CLiki Content
CLiki exists to provide high-quality content for the Common Lisp community. Over the years (CLiki began in 2000), most pages on CLiki have tended to fall into a few broad categories:

  • Information about Free Software Common Lisp libraries and applications
  • Tutorials and pages with information about using Common Lisp
  • Discussion about the Common Lisp standard and proposals for extensions
  • Person pages for community members
  • Information about Lisp conferences and users groups
  • And of course, topic pages and lists to organize other CLiki pages
Of course, CLiki is by no means limited to these topics.

Here are some tips for writing good CLiki pages on particular topics:

Libraries
Make sure the article links to where the code can be obtained, mentions the license terms of the library, and contains relevant topic markers. See Text Formatting for info on topic markers, and index for a list of existing library topics. If a library is no longer being maintained, has been superseded, or should not be used for other reasons, please note its status and reasons for not using it in bold and only tag it with the obsolete topic. That way there is still historical information about old libraries, but they won't clutter up topic lists for people looking for libraries.

Tutorial and information pages
Text Formatting contains information about formatting code and linking to the Hyperspec. If your tutorial makes use of any libraries, please note the library versions, or at least the date the tutorial was written.

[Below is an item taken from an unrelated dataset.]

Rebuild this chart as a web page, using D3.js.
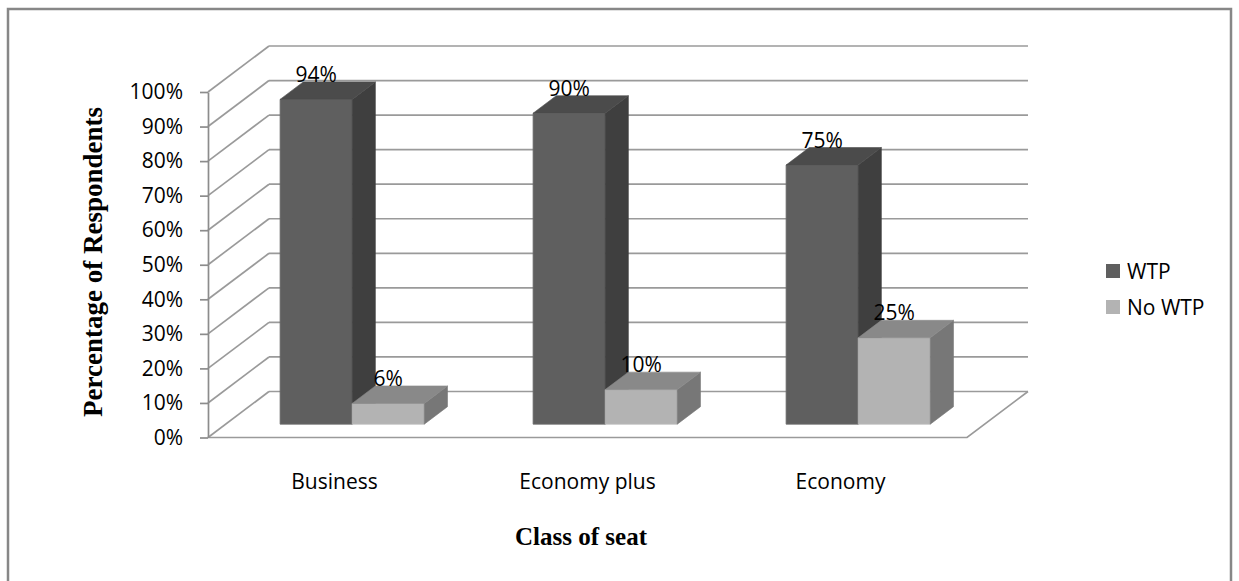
<!DOCTYPE html>
<html>
<head>
<meta charset="utf-8">
<script src="https://cdn.jsdelivr.net/npm/d3@7"></script>
<style>
  html, body { margin: 0; padding: 0; background: #fff; }
  svg { display: block; font-family: "Open Sans", "Liberation Sans", sans-serif; }
</style>
</head>
<body>
<svg id="chart" width="1239" height="581"></svg>
<script>
// Willingness to pay by class of seat
const categories = ["Business", "Economy plus", "Economy"];
const seriesNames = ["WTP", "No WTP"];
const wtpValues = [0.94, 0.90, 0.75];
const noWtpValues = [0.06, 0.10, 0.25];
const tickValues = [0, 0.1, 0.2, 0.3, 0.4, 0.5, 0.6, 0.7, 0.8, 0.9, 1.0];
const yTitle = "Percentage of Respondents";
const xTitle = "Class of seat";

const seriesValues = [wtpValues, noWtpValues];

// faces: front, side, top
const palette = {
  "WTP":    { front: "#5f5f5f", side: "#3f3f3f", top: "#4b4b4b", edge: "#6c6c6c" },
  "No WTP": { front: "#b3b3b3", side: "#777777", top: "#898989", edge: "#bdbdbd" }
};

const sansFont = "'Open Sans', 'Liberation Sans', sans-serif";
const serifFont = "'Liberation Serif', 'Times New Roman', serif";

const svg = d3.select("#chart");

// Oblique projection of the 3D box: depth 0 = front plane, 1 = back wall
const depthDX = 61, depthDY = -46;
const front = { left: 208, right: 967, bottom: 437.5, top: 92 };

const y = d3.scaleLinear().domain([0, 1]).range([front.bottom, front.top]);
const x0 = d3.scaleBand().domain(categories).range([front.left, front.right])
  .paddingInner(0.43).paddingOuter(0.215);
const x1 = d3.scaleBand().domain(seriesNames).range([0, x0.bandwidth()]);

const proj = (px, v, d) => [px + d * depthDX, y(v) + d * depthDY];

// outer frame
svg.append("rect")
  .attr("x", 8).attr("y", 9).attr("width", 1223).attr("height", 620)
  .attr("fill", "none").attr("stroke", "#878787").attr("stroke-width", 2.5);

const gridColor = "#9a9a9a";
const grid = svg.append("g").attr("stroke", gridColor).attr("stroke-width", 1.7).attr("fill", "none");

// back wall gridlines and left side wall lines
tickValues.forEach(v => {
  const a = proj(front.left, v, 1), b = proj(front.right, v, 1), f = proj(front.left, v, 0);
  grid.append("line").attr("x1", a[0]).attr("y1", a[1]).attr("x2", b[0]).attr("y2", b[1]);
  grid.append("line").attr("x1", f[0]).attr("y1", f[1]).attr("x2", a[0]).attr("y2", a[1]);
});

// floor outline
const floorPts = [proj(front.left, 0, 0), proj(front.right, 0, 0), proj(front.right, 0, 1)];
grid.append("polyline").attr("points", floorPts.map(p => p.join(",")).join(" "));

// value axis
const yAxis = d3.axisLeft(y).tickValues(tickValues).tickFormat(d3.format(".0%"))
  .tickSize(8).tickSizeOuter(0).tickPadding(17);
const gy = svg.append("g").attr("transform", `translate(${front.left},0)`).call(yAxis);
gy.attr("font-family", sansFont).attr("font-size", 21);
gy.selectAll("path, line").attr("stroke", "#8c8c8c").attr("stroke-width", 1.7);
gy.selectAll("text").attr("fill", "#000");

// bars
const d0 = 0.29, d1 = 0.67;
const bars = [];
categories.forEach((c, ci) => {
  seriesNames.forEach((s, si) => {
    bars.push({ cat: c, series: s, value: seriesValues[si][ci] });
  });
});

const poly = pts => pts.map(p => p.join(",")).join(" ");
const gb = svg.append("g");
bars.forEach(b => {
  const col = palette[b.series];
  const xl = x0(b.cat) + x1(b.series), xr = xl + x1.bandwidth();
  const fl0 = proj(xl, 0, d0), fr0 = proj(xr, 0, d0), fl1 = proj(xl, b.value, d0), fr1 = proj(xr, b.value, d0);
  const br0 = proj(xr, 0, d1), br1 = proj(xr, b.value, d1), bl1 = proj(xl, b.value, d1);
  // front face
  gb.append("polygon").attr("points", poly([fl0, fr0, fr1, fl1]))
    .attr("fill", col.front).attr("stroke", col.edge).attr("stroke-width", 0.8);
  // right side face
  gb.append("polygon").attr("points", poly([fr0, br0, br1, fr1]))
    .attr("fill", col.side).attr("stroke", col.side).attr("stroke-width", 0.6);
  // top face
  gb.append("polygon").attr("points", poly([fl1, fr1, br1, bl1]))
    .attr("fill", col.top).attr("stroke", col.top).attr("stroke-width", 0.6);
});

// value labels, sitting on the back edge of each bar top
const gl = svg.append("g").attr("font-family", sansFont).attr("font-size", 21);
bars.forEach(b => {
  const xc = x0(b.cat) + x1(b.series) + x1.bandwidth() / 2;
  const p = proj(xc, b.value, d0);
  const q = proj(xc, b.value, d1);
  gl.append("text")
    .attr("x", p[0]).attr("y", q[1])
    .attr("text-anchor", "middle").attr("fill", "#000")
    .text(d3.format(".0%")(b.value));
});

// category labels
const xAxis = d3.axisBottom(x0).tickSize(0).tickPadding(0);
const gx = svg.append("g").attr("transform", `translate(0,${front.bottom})`).call(xAxis);
gx.attr("font-family", sansFont).attr("font-size", 21);
gx.select(".domain").remove();
gx.selectAll("text").attr("dy", null).attr("y", 51).attr("fill", "#000");

// axis titles
svg.append("text")
  .attr("x", 581).attr("y", 545)
  .attr("text-anchor", "middle")
  .attr("font-family", serifFont)
  .attr("font-weight", "bold").attr("font-size", 25)
  .text(xTitle);

svg.append("text")
  .attr("transform", `translate(102,262) rotate(-90)`)
  .attr("text-anchor", "middle")
  .attr("font-family", serifFont)
  .attr("font-weight", "bold").attr("font-size", 27)
  .text(yTitle);

// legend
const legend = svg.append("g").attr("transform", "translate(1106,264)")
  .attr("font-family", sansFont).attr("font-size", 21);
seriesNames.forEach((s, i) => {
  const row = legend.append("g").attr("transform", `translate(0,${i * 36})`);
  row.append("rect").attr("width", 14).attr("height", 14).attr("fill", palette[s].front);
  row.append("text").attr("x", 21).attr("y", 14.5).attr("fill", "#000").text(s);
});
</script>
</body>
</html>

Discussions about the standard
Take place mostly in Proposed ANSI Revisions and Clarifications, Proposed Extensions To ANSI, and Lisp - Next Generation

Person pages
Link to any Common Lisp software you've written, CLiki pages you're responsible for, your contact information, thoughts about Lisp projects, etc.

Conferences and user groups
Most Lisp conferences and user groups aren't limited to Common Lisp. It's a good idea to create these pages on, or move them to, the Association of Lisp Users wiki

Topic pages
These are the main way CLiki is organized, so it's extra important they are useful and free of cruft. If you're thinking of making a list of things (especially a list of CLiki pages), don't do it by hand, but think about whether topic lists are more appropriate (see Text Formatting for info on topics and topic lists).

There are some things that are inappropriate for CLiki. Information on Lisp dialects unrelated to Common Lisp, commercial Lisp software and companies, and other Lisp-but-not-Common Lisp information should go on the Association of Lisp Users wiki. Obviously, if something has nothing to do with Common Lisp, it shouldn't be on CLiki at all.